__Required task__. Using the data below, return word for word every line from the one holding "What React, TypeScript" down to the one holding "20, 21, 22];". Leave pictures out.

(Figure scripts)
· · ·
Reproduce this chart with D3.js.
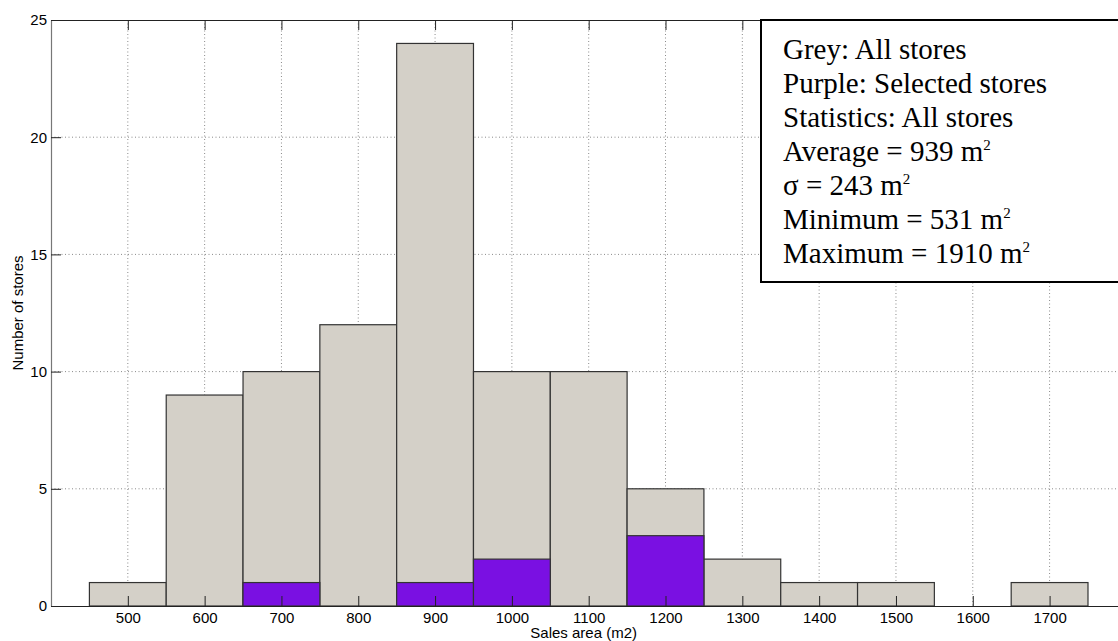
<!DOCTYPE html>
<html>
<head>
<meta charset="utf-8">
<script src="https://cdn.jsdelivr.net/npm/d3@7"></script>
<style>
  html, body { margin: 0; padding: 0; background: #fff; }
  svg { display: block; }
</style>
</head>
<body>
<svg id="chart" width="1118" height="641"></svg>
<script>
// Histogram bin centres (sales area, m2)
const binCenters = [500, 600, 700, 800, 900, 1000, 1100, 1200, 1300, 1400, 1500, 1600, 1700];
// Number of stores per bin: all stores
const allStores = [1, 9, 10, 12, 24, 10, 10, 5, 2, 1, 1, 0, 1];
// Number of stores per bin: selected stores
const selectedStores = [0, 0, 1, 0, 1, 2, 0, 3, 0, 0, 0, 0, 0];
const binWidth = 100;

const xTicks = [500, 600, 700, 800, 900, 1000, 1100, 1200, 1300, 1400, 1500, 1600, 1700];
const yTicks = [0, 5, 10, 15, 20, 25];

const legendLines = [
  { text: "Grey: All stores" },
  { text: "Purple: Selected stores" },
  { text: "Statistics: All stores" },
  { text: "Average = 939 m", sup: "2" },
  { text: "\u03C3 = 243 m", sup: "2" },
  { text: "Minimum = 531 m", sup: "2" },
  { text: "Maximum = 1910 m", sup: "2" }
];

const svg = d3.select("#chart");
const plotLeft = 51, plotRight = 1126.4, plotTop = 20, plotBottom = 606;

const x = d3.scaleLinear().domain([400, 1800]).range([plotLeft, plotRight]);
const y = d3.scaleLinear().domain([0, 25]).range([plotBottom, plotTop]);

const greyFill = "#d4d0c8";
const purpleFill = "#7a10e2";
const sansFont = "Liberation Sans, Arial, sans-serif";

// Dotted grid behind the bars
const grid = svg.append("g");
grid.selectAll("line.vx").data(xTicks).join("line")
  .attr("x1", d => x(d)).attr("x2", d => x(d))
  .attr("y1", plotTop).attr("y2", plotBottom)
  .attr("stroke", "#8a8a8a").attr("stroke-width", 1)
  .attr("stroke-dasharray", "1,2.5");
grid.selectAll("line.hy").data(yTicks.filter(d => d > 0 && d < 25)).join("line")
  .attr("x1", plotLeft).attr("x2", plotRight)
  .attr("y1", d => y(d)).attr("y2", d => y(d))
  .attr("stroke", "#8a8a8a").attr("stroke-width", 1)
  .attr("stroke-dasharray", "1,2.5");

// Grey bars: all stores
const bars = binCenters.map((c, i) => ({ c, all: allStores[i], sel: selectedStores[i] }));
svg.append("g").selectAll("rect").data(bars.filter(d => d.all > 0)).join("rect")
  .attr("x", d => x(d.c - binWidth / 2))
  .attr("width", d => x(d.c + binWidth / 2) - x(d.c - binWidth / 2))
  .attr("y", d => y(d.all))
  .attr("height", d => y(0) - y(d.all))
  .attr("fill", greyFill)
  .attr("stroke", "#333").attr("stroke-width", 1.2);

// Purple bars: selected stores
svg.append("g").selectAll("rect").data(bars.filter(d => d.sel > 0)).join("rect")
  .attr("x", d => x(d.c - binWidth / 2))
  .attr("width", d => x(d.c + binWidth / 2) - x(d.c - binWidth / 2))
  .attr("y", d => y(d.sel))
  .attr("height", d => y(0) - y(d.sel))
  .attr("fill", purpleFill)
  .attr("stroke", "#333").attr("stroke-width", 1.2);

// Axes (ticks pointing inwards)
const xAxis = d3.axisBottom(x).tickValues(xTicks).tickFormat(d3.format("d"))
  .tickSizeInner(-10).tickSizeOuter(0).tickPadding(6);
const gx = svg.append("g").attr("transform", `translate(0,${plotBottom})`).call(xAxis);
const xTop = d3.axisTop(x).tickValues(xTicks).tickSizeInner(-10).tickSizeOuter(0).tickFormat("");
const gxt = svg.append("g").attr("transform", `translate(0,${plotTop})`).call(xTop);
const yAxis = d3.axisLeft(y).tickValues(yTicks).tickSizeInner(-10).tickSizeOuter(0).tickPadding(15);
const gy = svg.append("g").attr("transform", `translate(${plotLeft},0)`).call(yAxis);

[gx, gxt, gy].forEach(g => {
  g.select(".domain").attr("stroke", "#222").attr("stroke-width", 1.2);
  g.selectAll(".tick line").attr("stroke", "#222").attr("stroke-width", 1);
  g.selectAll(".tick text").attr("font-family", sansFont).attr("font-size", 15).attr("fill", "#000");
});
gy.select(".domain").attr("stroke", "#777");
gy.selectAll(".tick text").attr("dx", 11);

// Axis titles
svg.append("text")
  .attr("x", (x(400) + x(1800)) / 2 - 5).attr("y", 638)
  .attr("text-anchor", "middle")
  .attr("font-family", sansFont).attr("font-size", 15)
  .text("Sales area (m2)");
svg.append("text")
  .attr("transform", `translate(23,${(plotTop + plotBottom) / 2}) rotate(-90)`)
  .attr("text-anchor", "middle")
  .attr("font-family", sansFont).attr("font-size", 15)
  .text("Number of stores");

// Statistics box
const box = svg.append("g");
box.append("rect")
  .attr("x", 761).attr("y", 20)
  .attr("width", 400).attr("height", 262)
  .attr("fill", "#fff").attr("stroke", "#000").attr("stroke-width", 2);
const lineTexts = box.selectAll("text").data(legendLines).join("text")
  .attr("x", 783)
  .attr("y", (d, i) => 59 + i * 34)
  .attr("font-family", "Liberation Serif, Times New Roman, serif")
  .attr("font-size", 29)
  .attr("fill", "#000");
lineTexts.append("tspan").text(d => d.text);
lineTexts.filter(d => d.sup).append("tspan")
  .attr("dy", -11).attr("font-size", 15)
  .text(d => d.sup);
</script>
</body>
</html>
· · ·
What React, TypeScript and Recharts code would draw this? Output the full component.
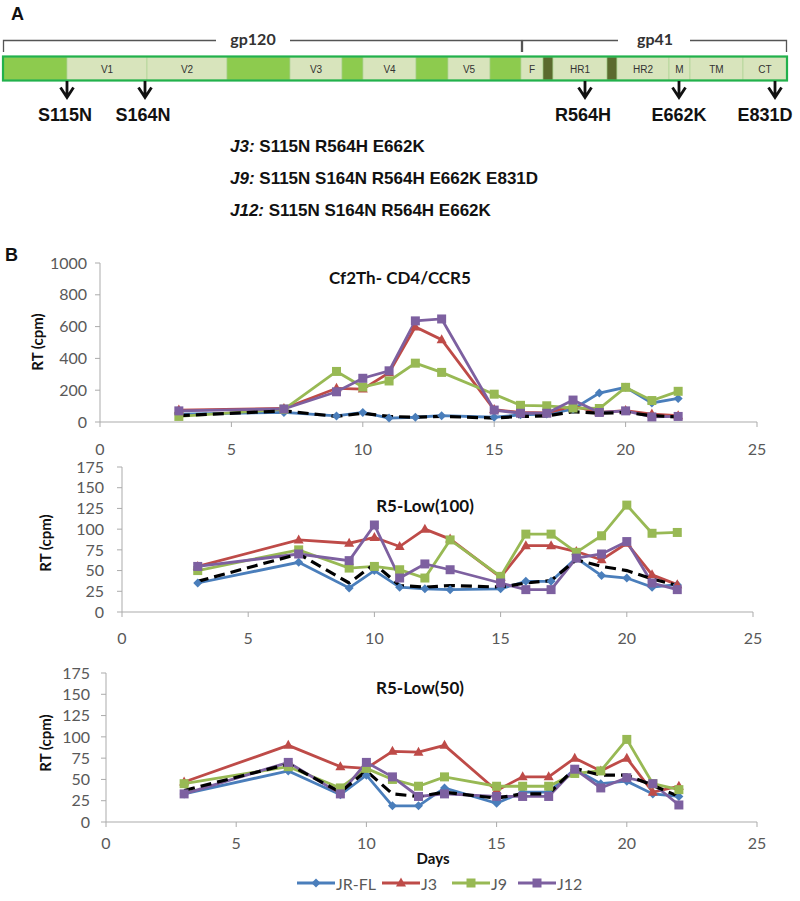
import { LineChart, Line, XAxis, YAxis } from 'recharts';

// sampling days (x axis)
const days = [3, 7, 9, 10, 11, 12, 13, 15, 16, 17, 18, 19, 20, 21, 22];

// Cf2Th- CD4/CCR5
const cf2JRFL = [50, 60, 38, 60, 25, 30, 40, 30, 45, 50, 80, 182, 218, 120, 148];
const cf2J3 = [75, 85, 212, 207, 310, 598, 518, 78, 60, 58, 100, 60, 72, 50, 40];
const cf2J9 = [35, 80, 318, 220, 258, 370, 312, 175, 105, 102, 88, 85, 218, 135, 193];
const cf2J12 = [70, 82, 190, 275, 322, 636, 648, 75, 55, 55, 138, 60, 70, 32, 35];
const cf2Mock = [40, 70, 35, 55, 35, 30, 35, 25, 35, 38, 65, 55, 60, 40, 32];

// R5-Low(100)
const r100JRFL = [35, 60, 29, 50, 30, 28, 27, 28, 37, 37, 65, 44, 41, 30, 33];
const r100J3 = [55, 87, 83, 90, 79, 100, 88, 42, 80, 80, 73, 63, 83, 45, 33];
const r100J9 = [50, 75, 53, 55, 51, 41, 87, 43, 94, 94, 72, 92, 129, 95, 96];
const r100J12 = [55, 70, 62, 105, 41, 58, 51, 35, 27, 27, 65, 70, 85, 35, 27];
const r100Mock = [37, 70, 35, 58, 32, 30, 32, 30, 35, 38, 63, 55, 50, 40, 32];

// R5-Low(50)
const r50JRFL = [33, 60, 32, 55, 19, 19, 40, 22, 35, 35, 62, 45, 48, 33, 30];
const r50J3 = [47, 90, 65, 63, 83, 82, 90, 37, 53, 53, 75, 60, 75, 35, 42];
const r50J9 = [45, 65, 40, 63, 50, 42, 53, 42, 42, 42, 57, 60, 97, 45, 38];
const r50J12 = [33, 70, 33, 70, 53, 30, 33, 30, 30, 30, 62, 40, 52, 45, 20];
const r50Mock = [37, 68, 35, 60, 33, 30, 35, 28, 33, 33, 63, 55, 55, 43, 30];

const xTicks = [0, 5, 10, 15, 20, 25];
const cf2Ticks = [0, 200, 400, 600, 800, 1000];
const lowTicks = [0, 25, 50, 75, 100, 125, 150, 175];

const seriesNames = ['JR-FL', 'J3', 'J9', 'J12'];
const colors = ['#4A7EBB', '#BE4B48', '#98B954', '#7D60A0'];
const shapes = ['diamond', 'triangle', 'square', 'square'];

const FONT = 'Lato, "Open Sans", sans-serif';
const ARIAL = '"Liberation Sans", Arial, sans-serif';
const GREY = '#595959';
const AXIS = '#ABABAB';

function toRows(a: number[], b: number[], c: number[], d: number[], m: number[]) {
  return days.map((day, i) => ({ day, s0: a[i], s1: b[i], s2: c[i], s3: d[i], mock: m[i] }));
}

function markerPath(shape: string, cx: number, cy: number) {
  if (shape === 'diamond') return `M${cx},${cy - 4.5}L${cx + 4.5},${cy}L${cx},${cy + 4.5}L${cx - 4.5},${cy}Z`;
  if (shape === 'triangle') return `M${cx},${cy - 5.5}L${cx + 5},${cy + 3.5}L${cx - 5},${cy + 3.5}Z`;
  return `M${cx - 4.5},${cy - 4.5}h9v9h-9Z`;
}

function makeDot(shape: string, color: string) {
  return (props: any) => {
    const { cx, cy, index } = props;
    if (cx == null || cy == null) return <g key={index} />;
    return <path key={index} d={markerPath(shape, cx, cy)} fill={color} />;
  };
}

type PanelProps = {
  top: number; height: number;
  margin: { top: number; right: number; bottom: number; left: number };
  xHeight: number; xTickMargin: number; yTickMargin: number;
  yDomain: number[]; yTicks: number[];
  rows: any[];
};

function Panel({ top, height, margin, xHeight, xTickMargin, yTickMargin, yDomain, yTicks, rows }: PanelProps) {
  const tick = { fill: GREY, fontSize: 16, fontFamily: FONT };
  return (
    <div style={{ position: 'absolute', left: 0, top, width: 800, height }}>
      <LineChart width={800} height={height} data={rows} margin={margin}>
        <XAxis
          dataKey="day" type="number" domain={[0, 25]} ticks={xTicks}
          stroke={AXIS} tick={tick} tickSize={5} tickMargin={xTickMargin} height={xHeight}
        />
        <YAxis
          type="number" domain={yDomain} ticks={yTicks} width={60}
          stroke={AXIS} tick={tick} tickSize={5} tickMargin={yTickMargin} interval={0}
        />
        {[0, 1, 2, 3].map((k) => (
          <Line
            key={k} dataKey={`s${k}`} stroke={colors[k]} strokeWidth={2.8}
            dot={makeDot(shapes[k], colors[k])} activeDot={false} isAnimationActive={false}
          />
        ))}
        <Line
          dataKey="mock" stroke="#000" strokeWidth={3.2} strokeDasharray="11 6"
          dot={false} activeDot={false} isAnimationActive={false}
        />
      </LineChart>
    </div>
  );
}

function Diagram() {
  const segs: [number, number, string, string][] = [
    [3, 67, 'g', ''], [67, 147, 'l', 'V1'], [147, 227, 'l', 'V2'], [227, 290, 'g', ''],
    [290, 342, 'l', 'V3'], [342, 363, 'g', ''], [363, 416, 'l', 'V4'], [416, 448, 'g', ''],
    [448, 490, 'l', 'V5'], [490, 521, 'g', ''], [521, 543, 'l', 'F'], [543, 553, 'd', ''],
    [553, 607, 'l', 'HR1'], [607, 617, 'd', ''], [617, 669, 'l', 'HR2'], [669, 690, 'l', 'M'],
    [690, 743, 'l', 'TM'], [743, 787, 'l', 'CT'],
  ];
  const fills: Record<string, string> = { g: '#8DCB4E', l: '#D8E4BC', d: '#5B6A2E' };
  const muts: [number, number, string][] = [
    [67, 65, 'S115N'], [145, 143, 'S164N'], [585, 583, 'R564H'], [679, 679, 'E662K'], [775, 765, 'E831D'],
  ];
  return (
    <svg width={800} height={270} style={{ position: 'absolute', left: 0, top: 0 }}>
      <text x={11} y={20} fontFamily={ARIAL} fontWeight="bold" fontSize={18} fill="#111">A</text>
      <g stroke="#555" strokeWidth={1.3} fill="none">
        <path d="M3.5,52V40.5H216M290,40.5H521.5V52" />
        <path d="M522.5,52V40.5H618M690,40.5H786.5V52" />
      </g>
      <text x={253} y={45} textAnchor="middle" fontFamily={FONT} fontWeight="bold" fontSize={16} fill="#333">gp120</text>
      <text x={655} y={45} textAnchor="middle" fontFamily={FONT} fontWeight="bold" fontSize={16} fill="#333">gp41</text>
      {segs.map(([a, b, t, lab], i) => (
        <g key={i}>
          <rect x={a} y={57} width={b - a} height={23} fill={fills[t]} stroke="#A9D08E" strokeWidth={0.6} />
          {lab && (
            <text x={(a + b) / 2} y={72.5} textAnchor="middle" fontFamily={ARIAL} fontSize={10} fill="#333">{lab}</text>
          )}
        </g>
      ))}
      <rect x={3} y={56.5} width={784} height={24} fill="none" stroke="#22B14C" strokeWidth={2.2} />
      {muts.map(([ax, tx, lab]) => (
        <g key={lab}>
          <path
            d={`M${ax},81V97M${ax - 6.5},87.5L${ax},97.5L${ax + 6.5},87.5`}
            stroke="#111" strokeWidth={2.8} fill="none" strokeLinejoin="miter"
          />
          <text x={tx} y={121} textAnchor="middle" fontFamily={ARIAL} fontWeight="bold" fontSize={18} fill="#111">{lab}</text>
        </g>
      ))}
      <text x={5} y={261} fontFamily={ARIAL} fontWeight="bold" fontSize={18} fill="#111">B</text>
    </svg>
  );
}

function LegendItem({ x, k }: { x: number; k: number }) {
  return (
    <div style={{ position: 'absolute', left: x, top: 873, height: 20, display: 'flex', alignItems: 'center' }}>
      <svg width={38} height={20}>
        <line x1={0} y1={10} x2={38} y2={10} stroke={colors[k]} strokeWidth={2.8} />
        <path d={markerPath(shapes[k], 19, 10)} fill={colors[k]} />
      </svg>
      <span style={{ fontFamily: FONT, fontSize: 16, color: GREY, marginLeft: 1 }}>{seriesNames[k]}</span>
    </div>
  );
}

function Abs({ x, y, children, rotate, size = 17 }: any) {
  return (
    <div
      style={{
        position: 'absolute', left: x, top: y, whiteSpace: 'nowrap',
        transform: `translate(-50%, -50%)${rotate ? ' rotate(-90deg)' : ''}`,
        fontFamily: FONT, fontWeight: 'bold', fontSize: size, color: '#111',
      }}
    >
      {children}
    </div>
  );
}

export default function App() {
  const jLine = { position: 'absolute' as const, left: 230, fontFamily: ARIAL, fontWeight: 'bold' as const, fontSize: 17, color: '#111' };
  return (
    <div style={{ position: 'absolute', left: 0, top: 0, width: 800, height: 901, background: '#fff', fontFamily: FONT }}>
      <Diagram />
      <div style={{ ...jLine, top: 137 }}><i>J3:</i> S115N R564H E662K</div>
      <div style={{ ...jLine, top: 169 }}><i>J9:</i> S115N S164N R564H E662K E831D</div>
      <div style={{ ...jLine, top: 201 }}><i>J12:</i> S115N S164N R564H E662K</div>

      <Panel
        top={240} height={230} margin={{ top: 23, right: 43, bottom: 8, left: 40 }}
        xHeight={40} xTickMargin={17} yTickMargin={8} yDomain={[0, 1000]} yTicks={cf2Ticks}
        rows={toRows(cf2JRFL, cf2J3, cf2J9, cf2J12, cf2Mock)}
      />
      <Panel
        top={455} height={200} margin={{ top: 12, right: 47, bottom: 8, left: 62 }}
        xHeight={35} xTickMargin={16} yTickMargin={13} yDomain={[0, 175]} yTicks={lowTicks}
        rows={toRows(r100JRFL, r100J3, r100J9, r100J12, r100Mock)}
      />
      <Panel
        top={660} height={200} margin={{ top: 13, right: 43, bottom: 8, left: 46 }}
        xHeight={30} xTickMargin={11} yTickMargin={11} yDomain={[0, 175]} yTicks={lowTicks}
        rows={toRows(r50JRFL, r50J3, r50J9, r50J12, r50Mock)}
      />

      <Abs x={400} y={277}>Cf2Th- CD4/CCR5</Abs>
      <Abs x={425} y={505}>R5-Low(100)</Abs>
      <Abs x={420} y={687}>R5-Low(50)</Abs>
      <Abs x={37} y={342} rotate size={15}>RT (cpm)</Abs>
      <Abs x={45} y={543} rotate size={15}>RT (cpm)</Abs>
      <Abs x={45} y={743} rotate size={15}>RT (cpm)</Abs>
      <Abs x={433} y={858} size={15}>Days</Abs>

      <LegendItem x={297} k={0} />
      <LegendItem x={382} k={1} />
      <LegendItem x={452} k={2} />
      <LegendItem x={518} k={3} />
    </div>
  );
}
· · ·
__Reply to the task__.
What React, TypeScript and Recharts code would draw this? Output the full component.
import { LineChart, Line, XAxis, YAxis } from 'recharts';

// sampling days (x axis)
const days = [3, 7, 9, 10, 11, 12, 13, 15, 16, 17, 18, 19, 20, 21, 22];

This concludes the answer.